There’s a simple solution for alleged funding problems for sewer and water networks: have the user pay, just like they do for internet. If usage fees cover repairs as well as future upgrades and expansion, bottlenecks won’t occur. Municipal governments, on the other hand, prefer to wait for “others”, namely provincial and federal taxpayers, to pony up for things they don’t want to charge local voters for.

She said municipalities largely rely on property taxes and user fees for revenue, which account for roughly one-tenth of total government revenues in Canada despite them being responsible for a majority of core local infrastructure.

“We know what we need to do,” she said. “The concern is we don’t have the fiscal capacity to do it at the speed and scale that housing targets require.”

5 Replies to “Circling The Drain, Literally”

  1. The problem is that the tax take is too high at the federal level and too low at the provincial and municipal level. The funding should be as close to where the “services” are provided as possible….otherwise there is little accountability and people get the wrong idea that another level of government is “giving you something”.

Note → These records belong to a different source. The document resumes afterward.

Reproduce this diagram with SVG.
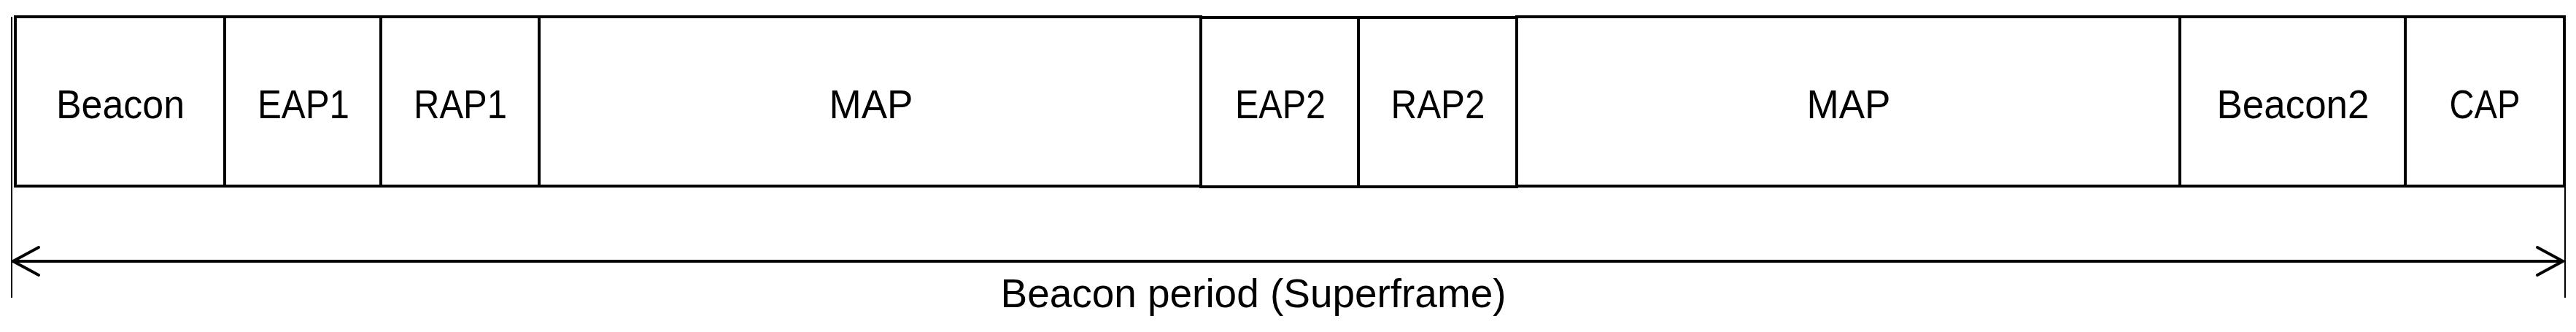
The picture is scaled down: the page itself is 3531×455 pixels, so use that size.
<svg xmlns="http://www.w3.org/2000/svg" width="3531" height="455" viewBox="0 0 3531 455">
<style>
.box{fill:#fff;stroke:#000;stroke-width:4}
.lbl{font-family:"Liberation Sans",Arial,sans-serif;font-size:55px;fill:#000;text-anchor:middle}
.thin{stroke:#000;stroke-width:2;fill:none}
.arr{stroke:#000;stroke-width:4;fill:none}
</style>
<defs>
<marker id="open" viewBox="0 0 40 44" refX="38" refY="22" markerWidth="40" markerHeight="44" markerUnits="userSpaceOnUse" orient="auto-start-reverse">
<path d="M3,3 L38,22 L3,41" fill="none" stroke="#000" stroke-width="4" stroke-linecap="round"/>
</marker>
</defs>
<rect width="3531" height="455" fill="#fff"/>
<g id="beacon"><rect class="box" x="21" y="23" width="287" height="232"/><text class="lbl" x="165" y="162" textLength="176" lengthAdjust="spacingAndGlyphs">Beacon</text></g>
<g id="eap1"><rect class="box" x="308" y="23" width="214" height="232"/><text class="lbl" x="416" y="162" textLength="126" lengthAdjust="spacingAndGlyphs">EAP1</text></g>
<g id="rap1"><rect class="box" x="522" y="23" width="217" height="232"/><text class="lbl" x="631" y="162" textLength="128" lengthAdjust="spacingAndGlyphs">RAP1</text></g>
<g id="map1"><rect class="box" x="739" y="23" width="907" height="232"/><text class="lbl" x="1194" y="162" textLength="115" lengthAdjust="spacingAndGlyphs">MAP</text></g>
<g id="eap2"><rect class="box" x="1646" y="24" width="216" height="232"/><text class="lbl" x="1755" y="162" textLength="124" lengthAdjust="spacingAndGlyphs">EAP2</text></g>
<g id="rap2"><rect class="box" x="1862" y="24" width="217" height="232"/><text class="lbl" x="1971" y="162" textLength="129" lengthAdjust="spacingAndGlyphs">RAP2</text></g>
<g id="map2"><rect class="box" x="2079" y="23" width="909" height="232"/><text class="lbl" x="2534" y="162" textLength="115" lengthAdjust="spacingAndGlyphs">MAP</text></g>
<g id="beacon2"><rect class="box" x="2988" y="23" width="309" height="232"/><text class="lbl" x="3143" y="162" textLength="209" lengthAdjust="spacingAndGlyphs">Beacon2</text></g>
<g id="cap"><rect class="box" x="3297" y="23" width="218" height="232"/><text class="lbl" x="3406" y="162" textLength="97" lengthAdjust="spacingAndGlyphs">CAP</text></g>
<g id="connectors">
<line class="thin" x1="16" y1="23" x2="16" y2="408"/>
<line class="thin" x1="3516" y1="255" x2="3516" y2="408"/>
<line class="arr" x1="18" y1="358" x2="3513" y2="358" marker-start="url(#open)" marker-end="url(#open)"/>
</g>
<g id="period"><text class="lbl" x="1718" y="421" textLength="693" lengthAdjust="spacingAndGlyphs">Beacon period (Superframe)</text></g>
</svg>
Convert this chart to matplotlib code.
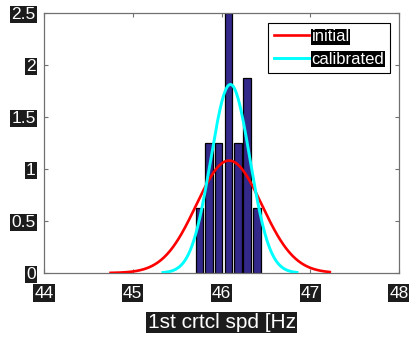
import numpy as np
import matplotlib.pyplot as plt

plt.rcParams['font.family'] = ['Liberation Sans', 'DejaVu Sans']

# histogram of calibrated 1st critical speed (density normalised)
bin_centers = [45.752, 45.860, 45.968, 46.080, 46.185, 46.290, 46.398]
density = [0.625, 1.25, 1.25, 2.5, 1.25, 1.875, 0.625]
bar_width = 0.086

# fitted normal distributions: (mean, std, plot range)
init_mu, init_sd = 46.085, 0.369
init_range = (44.75, 47.22)
cal_mu, cal_sd = 46.10, 0.22
cal_range = (45.34, 46.85)

xticks = [44, 45, 46, 47, 48]
yticks = [0, 0.5, 1, 1.5, 2, 2.5]
ytick_labels = ['0', '0.5', '1', '1.5', '2', '2.5']


def normpdf(x, mu, sd):
    return np.exp(-0.5 * ((x - mu) / sd) ** 2) / (sd * np.sqrt(2 * np.pi))


fig = plt.figure(figsize=(4.09, 3.38), dpi=100)
ax = fig.add_axes([0.1076, 0.1923, 0.8680, 0.7692])

ax.bar(bin_centers, density, width=bar_width, color='#33298a',
       edgecolor='black', linewidth=0.9, zorder=2)

xi = np.linspace(init_range[0], init_range[1], 300)
ax.plot(xi, normpdf(xi, init_mu, init_sd), color='red', lw=1.9,
        label='initial', zorder=3)
xc = np.linspace(cal_range[0], cal_range[1], 300)
ax.plot(xc, normpdf(xc, cal_mu, cal_sd), color='cyan', lw=2.1,
        label='calibrated', zorder=4)

ax.set_xlim(44, 48)
ax.set_ylim(0, 2.5)
ax.set_xticks(xticks)
ax.set_yticks(yticks)
ax.set_yticklabels(ytick_labels)

for s in ax.spines.values():
    s.set_color('#707070')
    s.set_linewidth(0.9)
ax.tick_params(direction='in', length=3, width=0.8, color='#707070',
               top=True, right=True, labelsize=12.5, labelcolor='white')
ax.tick_params(axis='x', pad=9)
ax.tick_params(axis='y', pad=6)

box = dict(facecolor='#1c1c1c', edgecolor='none', pad=0.8)
for lbl in ax.get_xticklabels() + ax.get_yticklabels():
    lbl.set_bbox(box)

ax.set_xlabel('1st crtcl spd [Hz', fontsize=15, color='white', labelpad=9,
              bbox=dict(facecolor='#1c1c1c', edgecolor='none', pad=0.8))

leg = ax.legend(loc='upper right', bbox_to_anchor=(0.975, 0.96), fontsize=12,
                frameon=True, fancybox=False, framealpha=1, edgecolor='black',
                handlelength=2.1, handletextpad=0.15, borderpad=0.35,
                labelspacing=0.45, borderaxespad=0)
leg.get_frame().set_linewidth(0.8)
for t in leg.get_texts():
    t.set_color('white')
    t.set_bbox(dict(facecolor='black', edgecolor='none', pad=0.5))

fig.savefig('out.png', dpi=100)
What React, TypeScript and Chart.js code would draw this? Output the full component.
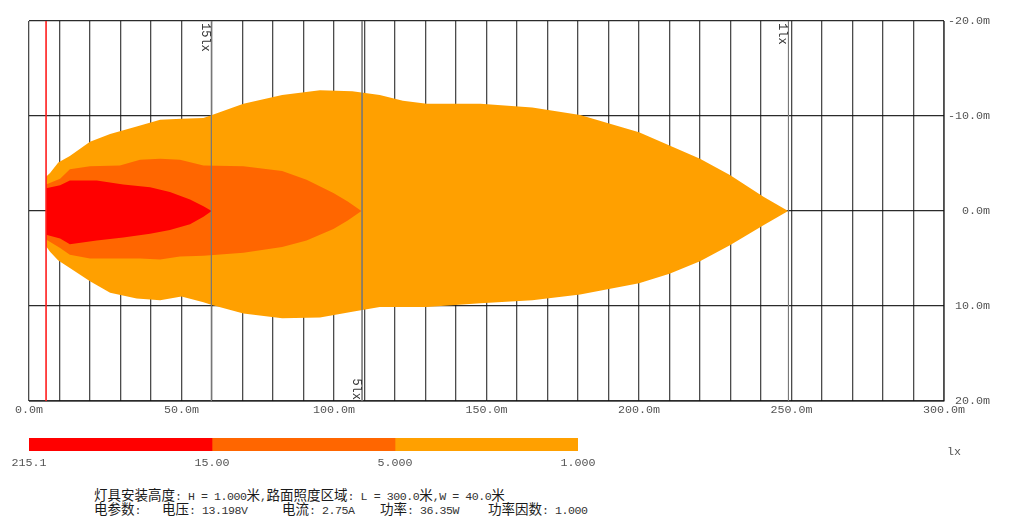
import React, { useEffect, useRef } from "react";
import { Chart, registerables } from "chart.js";

Chart.register(...registerables);

// ---- Data (metres; y negative = upper half) ----
// >15 lx contour (red)
const redX = [5.6, 10.2, 13.4, 22.2, 30.9, 39.7, 46.2, 52.8, 57.2, 59.9];
const redTop = [-2.4, -2.7, -3.2, -3.2, -2.8, -2.5, -2.0, -1.2, -0.5, 0];
const redBottom = [2.5, 2.9, 3.5, 3.1, 2.8, 2.4, 2.0, 1.4, 0.6, 0];

// >5 lx contour (dark orange)
const midX = [5.6, 10.2, 13.4, 20, 29.8, 36.4, 43, 49.5, 57.2, 70.3, 83, 91, 99.8, 104.5, 109];
const midTop = [-2.8, -3.4, -4.4, -4.7, -4.8, -5.4, -5.5, -5.4, -4.8, -4.7, -4.2, -3.3, -1.9, -1.0, 0];
const midBottom = [3.0, 3.9, 4.6, 5.0, 5.0, 5.0, 5.1, 4.8, 4.7, 4.4, 3.8, 3.1, 1.9, 1.0, 0];

// >1 lx contour (orange)
const lowX = [5.6, 6.9, 9.6, 13.4, 20, 26.6, 35.3, 43, 50, 57.2, 60, 70.3, 83, 95.4, 106, 115, 122.6, 130.4, 148, 165, 180.7, 200, 210, 220, 229.8, 240.8, 248.9];
const lowTop = [-3.6, -4.0, -5.1, -5.8, -7.3, -8.1, -8.9, -9.6, -9.7, -9.8, -10.1, -11.3, -12.2, -12.7, -12.6, -12.2, -11.6, -11.3, -11.3, -10.9, -10.1, -8.3, -6.9, -5.5, -3.8, -1.5, 0];
const lowBottom = [3.7, 4.3, 5.2, 6.0, 7.4, 8.6, 9.2, 9.4, 9.0, 9.6, 9.9, 10.8, 11.3, 11.2, 10.6, 10.1, 10.1, 10.1, 9.7, 9.4, 8.8, 7.6, 6.6, 5.3, 3.6, 1.5, 0];

const contourColors = ["#ff0000", "#ff6600", "#ffa000"];

const lampX = 5.6;
const markerValues = [59.8, 109.2, 249.0];
const markerLabels = ["15lx", "5lx", "1lx"];
const markerAtTop = [true, false, true];

const xLabelValues = [0, 50, 100, 150, 200, 250, 300];
const yTickValues = [-20, -10, 0, 10, 20];

const legendLabels = ["215.1", "15.00", "5.000", "1.000"];
const legendUnit = "lx";

const infoLine1 = "灯具安装高度: H = 1.000米,路面照度区域: L = 300.0米,W = 40.0米";
const infoLine2 = ["电参数:", "电压: 13.198V", "电流: 2.75A", "功率: 36.35W", "功率因数: 1.000"];
const infoLine2X = [94, 162, 282, 380, 488];

const MONO = '"Liberation Mono", "Courier New", monospace';
const TICK_FONT = { family: MONO, size: 11.7 };

const pts = (xs: number[], ys: number[]) => xs.map((x, i) => ({ x, y: ys[i] }));

const markerLabelPlugin = {
  id: "markerLabels",
  afterDraw(chart: any) {
    const { ctx, chartArea, scales } = chart;
    ctx.save();
    ctx.font = `12px ${MONO}`;
    ctx.fillStyle = "#333";
    ctx.textBaseline = "middle";
    markerValues.forEach((v, i) => {
      const px = scales.x.getPixelForValue(v) - 6;
      ctx.save();
      ctx.translate(px, 0);
      ctx.rotate(Math.PI / 2);
      if (markerAtTop[i]) {
        ctx.textAlign = "left";
        ctx.fillText(markerLabels[i], chartArea.top + 2, 0);
      } else {
        ctx.textAlign = "right";
        ctx.fillText(markerLabels[i], chartArea.bottom - 1, 0);
      }
      ctx.restore();
    });
    ctx.restore();
  },
};

function MainChart() {
  const ref = useRef<HTMLCanvasElement>(null);
  useEffect(() => {
    if (!ref.current) return;
    const base = { pointRadius: 0, borderWidth: 0, tension: 0, borderColor: "rgba(0,0,0,0)" };
    const datasets: any[] = [
      { ...base, data: pts(redX, redTop), fill: false, order: 1 },
      { ...base, data: pts(redX, redBottom), fill: "-1", backgroundColor: contourColors[0], order: 1 },
      { ...base, data: pts(midX, midTop), fill: false, order: 2 },
      { ...base, data: pts(midX, midBottom), fill: "-1", backgroundColor: contourColors[1], order: 2 },
      { ...base, data: pts(lowX, lowTop), fill: false, order: 3 },
      { ...base, data: pts(lowX, lowBottom), fill: "-1", backgroundColor: contourColors[2], order: 3 },
      {
        pointRadius: 0,
        borderWidth: 1,
        borderColor: "rgba(255,30,30,0.85)",
        fill: false,
        order: 0,
        data: [
          { x: lampX, y: -20 },
          { x: lampX, y: 20 },
        ],
      },
      ...markerValues.map((m) => ({
        pointRadius: 0,
        borderWidth: 1,
        borderColor: "rgba(120,120,120,0.8)",
        fill: false,
        order: 0,
        data: [
          { x: m, y: -20 },
          { x: m, y: 20 },
        ],
      })),
    ];
    const chart = new Chart(ref.current, {
      type: "line",
      data: { datasets },
      options: {
        animation: false,
        responsive: false,
        devicePixelRatio: 1,
        layout: { padding: { left: 29, top: 21, right: 34, bottom: 0 } },
        plugins: { legend: { display: false }, tooltip: { enabled: false } },
        scales: {
          x: {
            type: "linear",
            position: "bottom",
            min: 0,
            max: 300,
            z: 1,
            grid: { color: "rgba(45,45,45,0.85)", lineWidth: 1.3, drawTicks: false },
            border: { display: true, color: "#666" },
            ticks: {
              stepSize: 10,
              autoSkip: false,
              maxRotation: 0,
              padding: 2,
              color: "#555",
              font: TICK_FONT,
              callback: (v: any) => (xLabelValues.includes(Number(v)) ? Number(v).toFixed(1) + "m" : ""),
            },
            afterFit: (s: any) => {
              s.height = 29;
            },
          },
          y: {
            type: "linear",
            position: "right",
            reverse: true,
            min: -20,
            max: 20,
            z: 1,
            grid: { color: "rgba(20,20,20,0.9)", lineWidth: 1.2, drawTicks: false },
            border: { display: true, color: "#666" },
            afterBuildTicks: (s: any) => {
              s.ticks = yTickValues.map((v) => ({ value: v }));
            },
            ticks: {
              padding: 4,
              crossAlign: "far",
              color: "#555",
              font: TICK_FONT,
              callback: (v: any) => (Number(v) === 0 ? "0.0" : Number(v).toFixed(1)) + "m",
            },
            afterFit: (s: any) => {
              s.width = 46;
            },
          },
        },
      } as any,
      plugins: [markerLabelPlugin],
    });
    return () => chart.destroy();
  }, []);
  return (
    <canvas
      ref={ref}
      width={1024}
      height={430}
      style={{ position: "absolute", left: 0, top: 0, width: 1024, height: 430, display: "block" }}
    />
  );
}

function LegendBar() {
  const ref = useRef<HTMLCanvasElement>(null);
  useEffect(() => {
    if (!ref.current) return;
    const chart = new Chart(ref.current, {
      type: "bar",
      data: {
        labels: [""],
        datasets: contourColors.map((c) => ({
          data: [1],
          backgroundColor: c,
          borderWidth: 0,
          barPercentage: 1,
          categoryPercentage: 1,
          stack: "s",
        })),
      },
      options: {
        animation: false,
        responsive: false,
        devicePixelRatio: 1,
        indexAxis: "y",
        layout: { padding: { left: 29, right: 446, top: 8, bottom: 0 } },
        plugins: { legend: { display: false }, tooltip: { enabled: false } },
        scales: {
          x: {
            type: "linear",
            stacked: true,
            min: 0,
            max: 3,
            grid: { display: false, drawTicks: false },
            border: { display: false },
            ticks: {
              stepSize: 1,
              autoSkip: false,
              maxRotation: 0,
              padding: 5,
              color: "#555",
              font: TICK_FONT,
              callback: (v: any) => legendLabels[Number(v)] ?? "",
            },
            afterFit: (s: any) => {
              s.height = 24;
            },
          },
          y: { type: "category", stacked: true, display: false },
        },
      } as any,
    });
    return () => chart.destroy();
  }, []);
  return (
    <canvas
      ref={ref}
      width={1024}
      height={45}
      style={{ position: "absolute", left: 0, top: 430, width: 1024, height: 45, display: "block" }}
    />
  );
}

const CJK_RE = /([\u3000-\u9fff\uff00-\uffef]+)/;

function Mixed({ text }: { text: string }) {
  const parts = text.split(CJK_RE).filter((p) => p.length > 0);
  return (
    <>
      {parts.map((p, i) =>
        CJK_RE.test(p) ? (
          <span key={i} style={{ fontFamily: '"Noto Sans CJK SC", sans-serif', fontSize: 13.5, color: "#1a1a1a" }}>
            {p}
          </span>
        ) : (
          <span key={i} style={{ fontFamily: MONO, fontSize: 11.6, letterSpacing: "-0.45px", color: "#333" }}>
            {p}
          </span>
        )
      )}
    </>
  );
}

export default function App() {
  const lineStyle: React.CSSProperties = {
    position: "absolute",
    whiteSpace: "pre",
    lineHeight: "14px",
    height: 14,
  };
  return (
    <div style={{ position: "absolute", left: 0, top: 0, width: 1024, height: 532, background: "#fff", overflow: "hidden" }}>
      <MainChart />
      <LegendBar />
      <span
        style={{
          position: "absolute",
          left: 947,
          top: 445,
          fontFamily: MONO,
          fontSize: 11.7,
          color: "#555",
          lineHeight: "14px",
        }}
      >
        {legendUnit}
      </span>
      <div style={{ ...lineStyle, left: 94, top: 487 }}>
        <Mixed text={infoLine1} />
      </div>
      {infoLine2.map((t, i) => (
        <div key={i} style={{ ...lineStyle, left: infoLine2X[i], top: 501 }}>
          <Mixed text={t} />
        </div>
      ))}
    </div>
  );
}
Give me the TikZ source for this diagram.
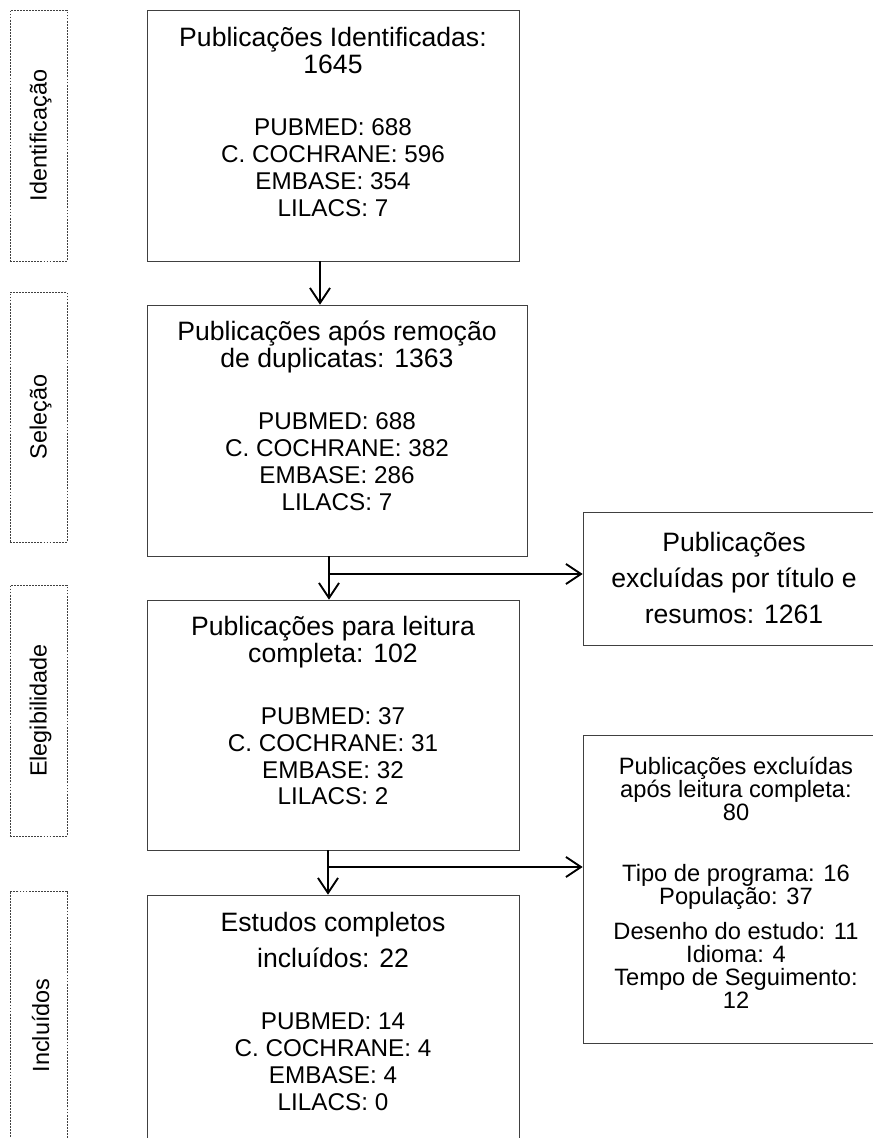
\documentclass[tikz,border=0pt]{standalone}
\usepackage{fontspec}
\setmainfont{Liberation Sans}
\usetikzlibrary{arrows.meta,positioning}
\newcommand{\titulo}[1]{{\fontsize{22.7}{23}\selectfont #1}}

\begin{document}
\begin{tikzpicture}[x=0.03cm, y=-0.03cm,
        caixa/.style={draw=black!75, line width=0.6pt, inner sep=0pt},
        fase/.style={draw=black!75, line width=0.5pt, dash pattern=on 1.6pt off 1pt, inner sep=0pt, minimum width=1.71cm},
        txt/.style={align=center, font=\fontsize{20.7}{23}\selectfont, inner sep=0pt},
        seta/.style={-{Straight Barb[length=0.45cm, width=0.6cm]}, line width=1.6pt}]
        \useasboundingbox (0,0) rectangle (873,1138);
        \clip (0,0) rectangle (873,1138);
        % Fases
        \node[fase, minimum height=7.53cm] (fase1) at (38.5,135.5) {};
        \node[fase, minimum height=7.5cm]  (fase2) at (38.5,417)   {};
        \node[fase, minimum height=7.53cm] (fase3) at (38.5,710.5) {};
        \node[fase, minimum height=8.07cm] (fase4) at (38.5,1025.5) {};
        \node[txt, font=\fontsize{20}{23}\selectfont, rotate=90] (fase1txt) at ([xshift=0.06cm]fase1) {Identificação};
        \node[txt, font=\fontsize{20}{23}\selectfont, rotate=90] (fase2txt) at ([xshift=0.06cm]fase2) {Seleção};
        \node[txt, font=\fontsize{20}{23}\selectfont, rotate=90] (fase3txt) at ([xshift=0.06cm]fase3) {Elegibilidade};
        \node[txt, font=\fontsize{20}{23}\selectfont, rotate=90] (fase4txt) at ([xshift=0.06cm]fase4) {Incluídos};
        % Caixas principais
        \node[caixa, minimum width=11.16cm, minimum height=7.53cm] (ident) at (333,135.5)  {};
        \node[caixa, minimum width=11.4cm,  minimum height=7.53cm] (sel)   at (337,430.5)  {};
        \node[caixa, minimum width=11.16cm, minimum height=7.5cm]  (eleg)  at (333,725)    {};
        \node[caixa, minimum width=11.16cm, minimum height=7.95cm] (incl)  at (333,1027.5) {};
        \node[caixa, minimum width=9.06cm,  minimum height=3.99cm] (exc1)  at (734,578.5)  {};
        \node[caixa, minimum width=9.15cm,  minimum height=9.24cm] (exc2)  at (735.5,889)  {};
        % Textos
        \node[txt] (identtxt) at (333,122) {\titulo{Publicações Identificadas:}\\\titulo{1645}\\[30pt]
            PUBMED: 688\\C. COCHRANE: 596\\EMBASE: 354\\LILACS: 7};
        \node[txt] (seltxt) at (337,415.5) {\titulo{Publicações após remoção}\\\titulo{de duplicatas: 1363}\\[30pt]
            PUBMED: 688\\C. COCHRANE: 382\\EMBASE: 286\\LILACS: 7};
        \node[txt] (elegtxt) at (333,710.5) {\titulo{Publicações para leitura}\\\titulo{completa: 102}\\[30pt]
            PUBMED: 37\\C. COCHRANE: 31\\EMBASE: 32\\LILACS: 2};
        \node[txt] (incltxt) at (333,1011.5) {\titulo{Estudos completos}\\[8pt]\titulo{incluídos: 22}\\[30pt]
            PUBMED: 14\\C. COCHRANE: 4\\EMBASE: 4\\LILACS: 0};
        \node[txt] (exc1txt) at (734,578) {\titulo{Publicações}\\[7.5pt]\titulo{excluídas por título e}\\[7.5pt]\titulo{resumos: 1261}};
        \node[txt, font=\fontsize{20.2}{19.5}\selectfont] (exc2txt) at (736,882.5) {Publicações excluídas\\após leitura completa:\\80\\[33pt]
            Tipo de programa: 16\\População: 37\\[10.5pt]Desenho do estudo: 11\\Idioma: 4\\Tempo de Seguimento:\\12};
        % Setas
        \coordinate (ramo1) at (329,574);
        \coordinate (ramo2) at (328,867);
        \draw[seta] (ident.south -| 320,0) -- (sel.north -| 320,0);
        \draw[seta] (sel.south -| ramo1) -- (eleg.north -| ramo1);
        \draw[seta] (ramo1) -- (ramo1 -| exc1.west);
        \draw[seta] (eleg.south -| ramo2) -- (incl.north -| ramo2);
        \draw[seta] (ramo2) -- (ramo2 -| exc2.west);
    \end{tikzpicture}
\end{document}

    Federal taxes should be cut WAY back and the tax room handed over to the provincial government which can then make their own decisions on how to push down their tax room to the municipalities. And then hold each level of government accountable for what they are to provide. That takes out the mushy middle.

  2. “…have the user pay, just like they do for internet.”

    Bold of you to assume they won’t just steal the money the users pay, Dennis.

    Funding problems for municipal services are down to:
    1) Outright theft
    2) Corruption
    3) the most appalling incompetence you could ever imagine

    That the system works at all is mostly down to generations of honest men who installed everything up to roughly the 1970s. After that, things get super sketchy. I worked for a gas pipeline outfit in the ’80s. I saw some things, let’s just say. Inspectors received a nice bottle of Scotch periodically, know what I mean?

    Talk to an experienced pipefitter about the sewer and water shenanigans going on in new construction and maintenance of old systems. You think it was an accident Calgary got flooded? It wasn’t.

    1. You forgot wasting scads of money on useless things like commissioning sculptures and artworks, painting pride colors on streets, replacing perfectly functional street lights with ones that don’t cause light pollution, mothballing diesel buses with a lot of life in them with EVs, etc. etc.

      1. And that is exactly the kind of thing that would stop when it became clear to taxpayers that the federal or provincial cavalry isn’t going to come to bail them out because they pissed away taxpayer money on crap like that. We are living that nonsense in Calgary now with our water system which was deliberately neglected over the years, but much more so when Nenshi and Gondek were ruining (no, that’s not a spelling mistake) the city.

  3. “Sherwood said development charges in parts of the Greater Toronto Area can reach $130,000 to $140,000 per unit, much of it tied to the cost of water and wastewater infrastructure needed to support new housing.”

    https://www.toronto.ca/wp-content/uploads/2025/08/9709-DC-Rates-June-26-2025.pdf

    Sherwood is a moron if he thinks that most of the development charges are going to infrastructure such as water and sewage. Take for example the $137k+ for a single or semi detached dwelling, of that number, $4.5k goes to water hookup, and $11,193 goes to sanitary sewer. Both of those are less than the $50k+ for transit expansion, or the $20k that goes to Parks and Rec. Barely 12% of the fee is going to water and wastewater.